Explainable artificial intelligence of tree-based algorithms for fault detection and diagnosis in grid-connected photovoltaic systems

Abstract

A grid-connected photovoltaic system integrates solar panels with the utility grid through a power inverter unit, allowing them to operate in parallel with the grid. Commonly known as grid-tied or on-grid solar systems, these configurations enable panels to feed electrical energy back into the grid, offering simplicity, low operating and maintenance costs, and reduced electricity bills. Despite these advantages, this environmentally friendly energy solution is still susceptible to downtimes and faults. This study utilizes advanced machine learning tree-based algorithms for fault detection and diagnosis in such systems with the goal of maintaining reliability, improving performance, and ensuring optimal energy generation.
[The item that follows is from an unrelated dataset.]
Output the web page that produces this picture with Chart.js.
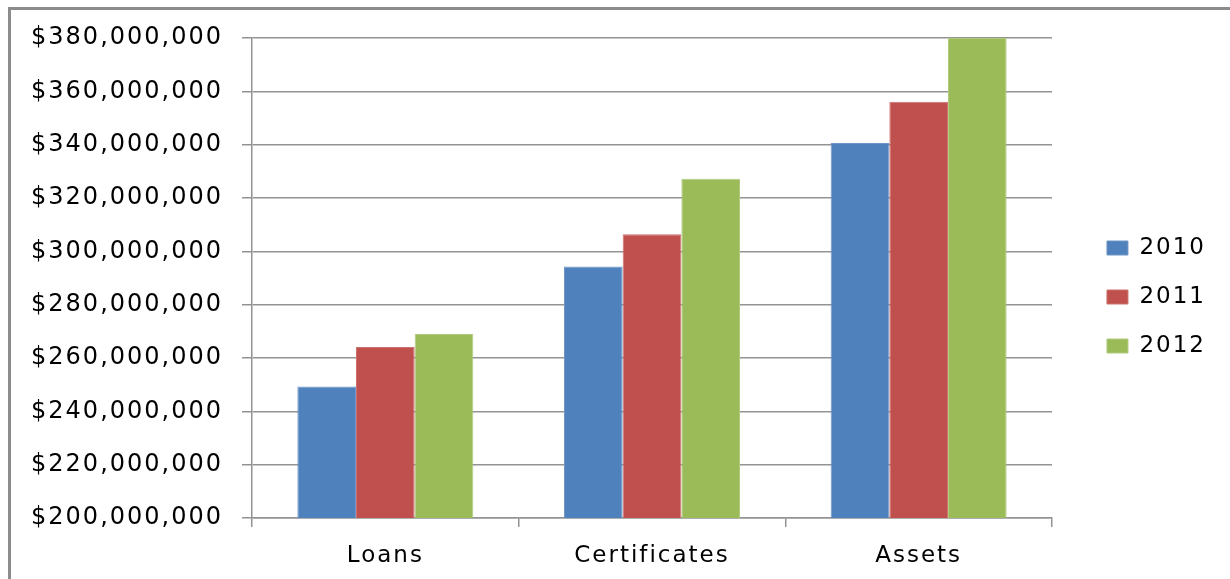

Specifically, the research investigates the effectiveness of Extra Trees as a fault detection and diagnosis algorithm through an efficient two-phase framework that consists of a binary fault detection phase followed by a multi-class fault diagnosis phase, achieving respective accuracies of 99.5% and 98.7%. In addition, the study underscores the importance of oversampling in improving results, particularly for imbalanced datasets. Moreover, explainable artificial intelligence is employed to enhance transparency in the model’s output and sensitivity to specific features in a given order. Remarkably, the findings align directly with results obtained from techniques such as feature importance averaging and incremental feature accuracy tracking. The research unveils a highly scalable, lightweight, and simple framework for fault detection and diagnosis in grid-connected photovoltaic systems.